Facebook Adds Scraping Attacks to Bug Bounty Program in Company First

Bitdefender Antivirus

Meta (formally Facebook) has announced that its existing Bug Bounty program will expand to include scraping attacks, a type of security incident that has affected the social network considerably in the past.

Data scraping is a procedure that lets attackers gather bulk data of any Facebook user that has the profile set to public, and sometimes even from private accounts. Surprisingly, many users keep their profiles public, allowing anyone to view and even collect posted information. While it might not seem like a big deal, people tend to share a lot of information online, sometimes including private data.

Attackers can correlate data collected from Facebook with other databases, offering valuable information on users. Criminals might sell the resulting databases on hacking forums or through the darknet. The fact that Meta expanded the Bug Bounty program to include these types of attacks means they now take the problem much more seriously.

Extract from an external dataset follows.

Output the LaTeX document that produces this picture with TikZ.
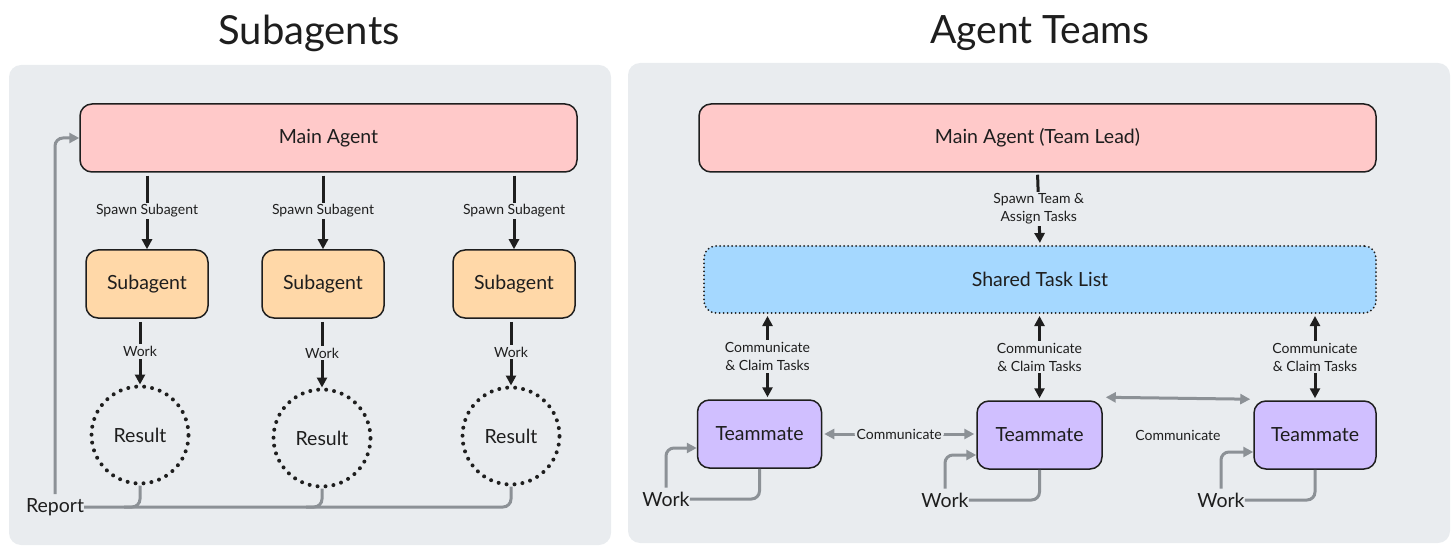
\documentclass[tikz,border=0pt]{standalone}
\usepackage{fontspec}
\setmainfont{Lato}
\usetikzlibrary{positioning}
\usetikzlibrary{calc}
\usetikzlibrary{arrows.meta}
\definecolor{panel}{HTML}{E9ECEF}
\definecolor{agentpink}{HTML}{FFC9C9}
\definecolor{suborange}{HTML}{FFD8A8}
\definecolor{tasksky}{HTML}{A5D8FF}
\definecolor{matelilac}{HTML}{D0BFFF}
\definecolor{ink}{HTML}{1E1E1E}
\definecolor{greyline}{HTML}{8C9196}

\begin{document}
\begin{tikzpicture}[x=1pt, y=-1pt,
    >={Triangle[length=10pt,width=10pt]},
    box/.style={draw=ink, line width=1.5pt, rounded corners=12pt, inner sep=0pt, text=ink, font=\fontsize{19.5}{22}\selectfont},
    lbl/.style={fill=panel, inner sep=2pt, align=center, text=ink, font=\fontsize{14}{18}\selectfont},
    big/.style={text=ink, inner sep=0pt, font=\fontsize{19.5}{22}\selectfont},
    blk/.style={draw=ink, line width=3pt},
    gry/.style={draw=greyline, line width=3pt, rounded corners=8pt},
    dots/.style={line cap=round, line width=4pt, dash pattern=on 0pt off 8pt},
]
    \useasboundingbox (0,0) rectangle (1456,553);
    \fill[panel, rounded corners=12pt] (9,65) rectangle (611,545);
    \fill[panel, rounded corners=12pt] (628,63) rectangle (1450,543);

    \node[text=ink, font=\fontsize{40}{44}\selectfont] (title1) at (309,33) {Subagents};
    \node[text=ink, font=\fontsize{39}{44}\selectfont] (title2) at (1040,33) {Agent Teams};

    \node[box, fill=agentpink, minimum width=497pt, minimum height=68pt] (main) at (328.5,138) {Main Agent};
    \node[box, fill=suborange, minimum width=122pt, minimum height=68pt] (sa1) at (147,284) {Subagent};
    \node[box, fill=suborange, minimum width=122pt, minimum height=68pt] (sa2) at (323,284) {Subagent};
    \node[box, fill=suborange, minimum width=122pt, minimum height=68pt] (sa3) at (514,284) {Subagent};
    \node[big, circle, draw=ink, dots, minimum size=97pt] (res1) at (140,435) {Result};
    \node[big, circle, draw=ink, dots, minimum size=97pt] (res2) at (322,438) {Result};
    \node[big, circle, draw=ink, dots, minimum size=97pt] (res3) at (511,436) {Result};
    \node[big] (rep) at (55,507) {Report};

    \draw[blk, ->, shorten <=3pt] (main.south -| sa1.north) -- node[lbl] {Spawn Subagent} (sa1.north);
    \draw[blk, ->, shorten <=3pt] (main.south -| sa2.north) -- node[lbl] {Spawn Subagent} (sa2.north);
    \draw[blk, ->, shorten <=3pt] (main.south -| sa3.north) -- node[lbl] {Spawn Subagent} (sa3.north);
    \draw[blk, ->, shorten <=3pt] (sa1.south -| res1.north) -- node[lbl] {Work} (res1.north);
    \draw[blk, ->, shorten <=3pt] (sa2.south -| res2.north) -- node[lbl] {Work} (res2.north);
    \draw[blk, ->, shorten <=3pt] (sa3.south -| res3.north) -- node[lbl] {Work} (res3.north);

    \draw[gry] (rep.east) -| (res3.south);
    \draw[gry] (res1.south) |- ([xshift=-16pt]res1.south |- rep.east);
    \draw[gry] (res2.south) |- ([xshift=-16pt]res2.south |- rep.east);
    \draw[gry, ->, shorten <=4pt] (rep.north) |- (main.west);

    \node[box, fill=agentpink, minimum width=677pt, minimum height=68pt] (lead) at (1037.5,138) {Main Agent (Team Lead)};
    \node[box, fill=tasksky, line cap=round, line width=2pt, dash pattern=on 0pt off 4pt, minimum width=672pt, minimum height=67pt] (tasks) at (1040,279.5) {Shared Task List};
    \node[box, fill=matelilac, minimum width=124pt, minimum height=68pt] (tm1) at (759.5,434) {Teammate};
    \node[box, fill=matelilac, minimum width=125pt, minimum height=68pt] (tm2) at (1039.5,435) {Teammate};
    \node[box, fill=matelilac, minimum width=122pt, minimum height=68pt] (tm3) at (1315,435) {Teammate};
    \node[big] (work1) at (666,499) {Work};
    \node[big] (work2) at (945,500) {Work};
    \node[big] (work3) at (1221,500) {Work};

    \draw[blk, ->, shorten <=2pt, shorten >=2pt] (lead.south) -- node[lbl] {Spawn Team \&\\Assign Tasks} (tasks.north);
    \draw[blk, <->, shorten <=2pt, shorten >=2pt] ([xshift=8pt]tm1.north |- tasks.south) -- node[lbl] {Communicate\\\& Claim Tasks} ([xshift=8pt]tm1.north);
    \draw[blk, <->, shorten <=2pt, shorten >=2pt] (tm2.north |- tasks.south) -- node[lbl] {Communicate\\\& Claim Tasks} (tm2.north);
    \draw[blk, <->, shorten <=2pt, shorten >=2pt] (tm3.north |- tasks.south) -- node[lbl] {Communicate\\\& Claim Tasks} (tm3.north);

    \draw[gry, <->, shorten <=2pt, shorten >=2pt] (tm1.east) -- node[lbl] {Communicate} (tm1.east -| tm2.west);
    \draw[gry, <->, shorten <=3pt, shorten >=3pt] ([yshift=3pt]tm2.north east) -- ([yshift=1pt]tm3.north west);
    \path (tm2.east) -- node[lbl, fill=none] {Communicate} (tm3.west);

    \draw[gry] (work1.east) -| (tm1.south);
    \draw[gry] (work2.east) -| (tm2.south);
    \draw[gry] (work3.east) -| (tm3.south);
    \draw[gry, ->, shorten <=4pt] (work1.north) |- ([yshift=-14pt]tm1.west);
    \draw[gry, ->, shorten <=4pt] (work2.north) |- ([yshift=-20pt]tm2.west);
    \draw[gry, ->, shorten <=4pt] (work3.north) |- ([yshift=-17pt]tm3.west);
\end{tikzpicture}
\end{document}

“Starting as a private bounty track for our Gold+ HackerPlus researchers, our bug bounty program will award reports about scraping methods, even if the data they target is public,” said Meta in a blog post. “Specifically, we’re looking to find bugs that enable attackers to bypass scraping limitations to access data at greater scale than the product intended.”

Even more interesting is that Meta also wants to know about scraped databases already online. Of course, scraping the social network and building a database to get this reward won’t help.

“We will reward reports of unprotected or openly public databases containing at least 100,000 unique Facebook user records with PII or sensitive data (e.g. email, phone number, physical address, religious or political affiliation). The reported dataset must be unique and not previously known or reported to Meta,” the company added.

Facebook is one of the main social networks affected by this security problem. Over time, databases with data on hundreds of millions of users have appeared online, sometimes from scraping and even due to bugs in the platform itself.